Published online by Cambridge University Press: 26 September 2025
Not all rural lineages in southern Panjab made the transition from ra‘iyati origins to riyasat as successfully as did Gurbaksh and Jodh Singh. If the Kalsia household were amongst the still considerable pool of rural folk that carved out principalities for themselves in late Mughal Panjab, there was a far larger number of lineages that continued to jostle with each other in less successful bids at expansion and stratification. This chapter considers the ensemble of these communities in the early nineteenth century. Using James Skinner's Tazkirat al-Umara, it identifies a number of powerful ra‘iyati lineages that were dominant in the region in this period. Using early correspondence of the East India Company, which had formally annexed the region in 1803 and was slowly gathering local information, this chapter then considers the coalescence and internal organization of these rural lineages. It brings their shallow hierarchies into relief, highlighting the narrow and unstable differences in status and influence between lineage elites and other members.
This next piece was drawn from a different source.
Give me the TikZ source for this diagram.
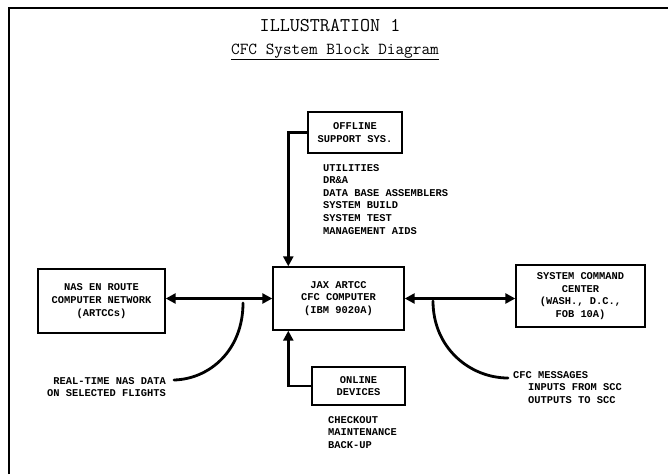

It suggests that this tenuous stratification was the counterpart of two paradoxical tendencies that animated such lineages: the necessity to cooperate to collectively manage resources, and the ambition amongst members to establish a position of superiority within the lineage.
The weak hierarchies within ra‘iyati lineages and the circumscribed localities within which these emerged both reflected and shaped the practice of caste in the early nineteenth century. The second half of this chapter uses a close reading of Skinner's Tashrih al-Aqwam to identify some of the key aspects of this practice.